EXERCISE: Pictures stay out. Extract the lines below from the first one through the line with "W, H = 759, 517", both included.

RECORDED INFORMATION:
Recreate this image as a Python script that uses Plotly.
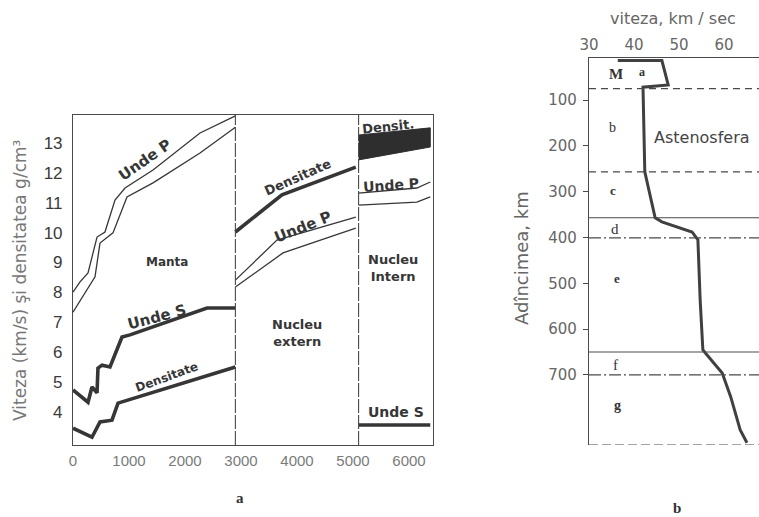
import plotly.graph_objects as go

W, H = 759, 517

# ---------------- Panel a data (depth in km, value) ----------------
p_up_mantle_km = [0, 125, 268, 429, 571, 750, 929, 1429, 2268, 2900]
p_up_mantle_v = [8.01, 8.35, 8.65, 9.85, 10.02, 11.09, 11.49, 12.09, 13.33, 13.90]
p_lo_mantle_km = [0, 214, 393, 482, 714, 964, 1429, 2268, 2900]
p_lo_mantle_v = [7.34, 7.98, 8.52, 9.65, 9.99, 11.19, 11.66, 12.66, 13.52]
s_mantle_km = [0, 268, 339, 429, 446, 518, 661, 875, 1018, 2393, 2900]
s_mantle_v = [4.74, 4.33, 4.84, 4.64, 5.47, 5.57, 5.51, 6.51, 6.58, 7.48, 7.48]
rho_mantle_km = [0, 339, 482, 696, 804, 2900]
rho_mantle_v = [3.46, 3.16, 3.67, 3.73, 4.30, 5.51]

rho_outer_km = [2900, 3732, 5050]
rho_outer_v = [10.02, 11.26, 12.19]
p_up_outer_km = [2900, 3643, 5050]
p_up_outer_v = [8.41, 9.75, 10.52]
p_lo_outer_km = [2900, 3750, 5050]
p_lo_outer_v = [8.18, 9.32, 10.15]

rho_inner_km = [5100, 6380]
rho_inner_top = [13.26, 13.50]
rho_inner_bot = [12.43, 12.86]
p_up_inner_km = [5100, 6140, 6380]
p_up_inner_v = [11.32, 11.49, 11.69]
p_lo_inner_km = [5100, 6140, 6380]
p_lo_inner_v = [10.92, 11.02, 11.19]
s_inner_km = [5100, 6380]
s_inner_v = [3.57, 3.57]

layer_bounds_km = [2900, 5100]
xa_ticks = [0, 1000, 2000, 3000, 4000, 5000, 6000]
ya_ticks = [4, 5, 6, 7, 8, 9, 10, 11, 12, 13]

# ---------------- Panel b data ----------------
vel_b_km = [14, 14, 67, 72, 257, 357, 366, 388, 405, 536, 645, 654, 696, 748, 820, 848]
vel_b_v = [36.4, 46.2, 47.6, 42.0, 42.4, 44.7, 46.2, 52.9, 54.2, 54.7, 55.3, 56.0, 59.6, 61.5, 63.6, 65.1]
zone_bounds_km = [75, 257, 357, 401, 650, 700, 853]
xb_ticks = [30, 40, 50, 60]
yb_ticks = [100, 200, 300, 400, 500, 600, 700]

INK = "#363636"
fig = go.Figure()

def line(x, y, w, xa="x", ya="y", color=INK):
    fig.add_trace(go.Scatter(x=x, y=y, mode="lines", xaxis=xa, yaxis=ya,
                             line=dict(color=color, width=w), hoverinfo="skip",
                             showlegend=False))

# Panel a curves
line(p_up_mantle_km, p_up_mantle_v, 1.3)
line(p_lo_mantle_km, p_lo_mantle_v, 1.3)
line(s_mantle_km, s_mantle_v, 3.6)
line(rho_mantle_km, rho_mantle_v, 3.6)
line(rho_outer_km, rho_outer_v, 3.6)
line(p_up_outer_km, p_up_outer_v, 1.3)
line(p_lo_outer_km, p_lo_outer_v, 1.3)
fig.add_trace(go.Scatter(x=rho_inner_km + rho_inner_km[::-1],
                         y=rho_inner_top + rho_inner_bot[::-1],
                         mode="lines", fill="toself", fillcolor="#2e2e2e",
                         line=dict(color="#2e2e2e", width=1), hoverinfo="skip",
                         showlegend=False))
line(p_up_inner_km, p_up_inner_v, 1.3)
line(p_lo_inner_km, p_lo_inner_v, 1.3)
line(s_inner_km, s_inner_v, 3.6)

# Panel b curve
line(vel_b_v, vel_b_km, 3.0, "x2", "y2", "#404040")

shapes = []
for b in layer_bounds_km:
    shapes.append(dict(type="line", xref="x", yref="y domain", x0=b, x1=b, y0=0, y1=1,
                       line=dict(color="#4a4a4a", width=1.1, dash="14px,2px")))
b_styles = ["7px,5px", "7px,5px", "solid", "12px,3px,2px,3px", "solid", "12px,3px,2px,3px", "9px,4px"]
for b, st in zip(zone_bounds_km, b_styles):
    shapes.append(dict(type="line", xref="x2 domain", yref="y2", x0=0, x1=1, y0=b, y1=b,
                       line=dict(color="#4a4a4a", width=1.2, dash=st)))

def px(x):
    return x / W

def py(y):
    return 1 - y / H

ann = []
def text(x, y, t, size, angle=0, bold=True, family="DejaVu Sans", color=INK, xanchor="center"):
    ann.append(dict(x=px(x), y=py(y), xref="paper", yref="paper", text=t, showarrow=False,
                    textangle=angle, xanchor=xanchor, yanchor="middle",
                    font=dict(size=size, family=family, color=color,
                              weight="bold" if bold else "normal")))

# Panel a labels
text(145, 160, "Unde P", 15, -35)
text(167, 262, "Manta", 12)
text(157, 317, "Unde S", 15, -15)
text(167, 377, "Densitate", 12, -20)
text(297, 177, "Densitate", 13, -24)
text(303, 227, "Unde P", 15, -22)
text(297, 333, "Nucleu<br>extern", 13)
text(388, 126, "Densit.", 13, -6)
text(391, 185, "Unde P", 14, -4)
text(393, 268, "Nucleu<br>Intern", 13)
text(396, 412, "Unde S", 14)
text(20, 281, "Viteza (km/s) şi densitatea g/cm³", 17, -90, False, "DejaVu Sans", "#777")
text(240, 498, "a", 15, 0, True, "Liberation Serif", "#333")

# Panel b labels
text(616, 74, "M", 15, 0, True, "Liberation Serif", "#333")
text(642, 72, "a", 12, 0, True, "Liberation Serif", "#333")
text(612, 127, "b", 14, 0, False, "Liberation Serif", "#333")
text(652, 138, "Astenosfera", 16, 0, False, "DejaVu Sans", "#444", "left")
text(613, 191, "c", 13, 0, True, "Liberation Serif", "#333")
text(615, 229, "d", 15, 0, False, "Liberation Serif", "#333")
text(617, 278, "e", 13, 0, True, "Liberation Serif", "#333")
text(615, 365, "f", 15, 0, False, "Liberation Serif", "#333")
text(617, 405, "g", 14, 0, True, "Liberation Serif", "#333")
text(673, 18, "viteza, km / sec", 16, 0, False, "DejaVu Sans", "#666")
text(521, 258, "Adîncimea, km", 18, -90, False, "DejaVu Sans", "#666")
text(677, 508, "b", 15, 0, True, "Liberation Serif", "#333")

fig.update_layout(
    width=W, height=H, autosize=False,
    margin=dict(l=0, r=0, t=0, b=0, autoexpand=False),
    paper_bgcolor="white", plot_bgcolor="white",
    showlegend=False,
    shapes=shapes, annotations=ann,
    xaxis=dict(domain=[73 / W, 433 / W], range=[0, 6429], anchor="y", automargin=False,
               showgrid=False, zeroline=False, showline=True, mirror=True,
               linecolor="#4a4a4a", linewidth=1.1, ticks="",
               tickvals=xa_ticks, ticktext=[str(t) for t in xa_ticks],
               tickfont=dict(size=15, family="Liberation Sans", color="#7a7a7a"),
               ticklabelstandoff=2),
    yaxis=dict(domain=[(H - 445) / H, (H - 115) / H], range=[2.90, 13.93], anchor="x",
               automargin=False,
               showgrid=False, zeroline=False, showline=True, mirror=True,
               linecolor="#4a4a4a", linewidth=1.1, ticks="",
               tickvals=ya_ticks, ticktext=[str(t) for t in ya_ticks],
               tickfont=dict(size=17, family="Liberation Sans", color="#3a3a3a"),
               ticklabelstandoff=6),
    xaxis2=dict(domain=[589 / W, 1.0], range=[30, 30 + 170 / 4.5], anchor="y2", side="top",
                automargin=False,
                showgrid=False, zeroline=False, showline=True, linecolor="#4a4a4a",
                linewidth=1.3, ticks="", tickvals=xb_ticks,
                ticktext=[str(t) for t in xb_ticks],
                tickfont=dict(size=15, family="DejaVu Sans", color="#666"),
                ticklabelstandoff=1),
    yaxis2=dict(domain=[(H - 445) / H, (H - 58) / H], range=[853, 8.3], anchor="x2",
                automargin=False,
                showgrid=False, zeroline=False, showline=True, linecolor="#4a4a4a",
                linewidth=1.3, ticks="outside", ticklen=5, tickcolor="#4a4a4a",
                tickvals=yb_ticks, ticktext=[str(t) for t in yb_ticks],
                tickfont=dict(size=15, family="DejaVu Sans", color="#666"),
                ticklabelstandoff=3),
)

fig.write_html("out.html", config={"displayModeBar": False},
               post_script="document.body.style.margin='0';document.body.style.overflow='hidden';")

COMPLETE RESPONSE:
Recreate this image as a Python script that uses Plotly.
import plotly.graph_objects as go

W, H = 759, 517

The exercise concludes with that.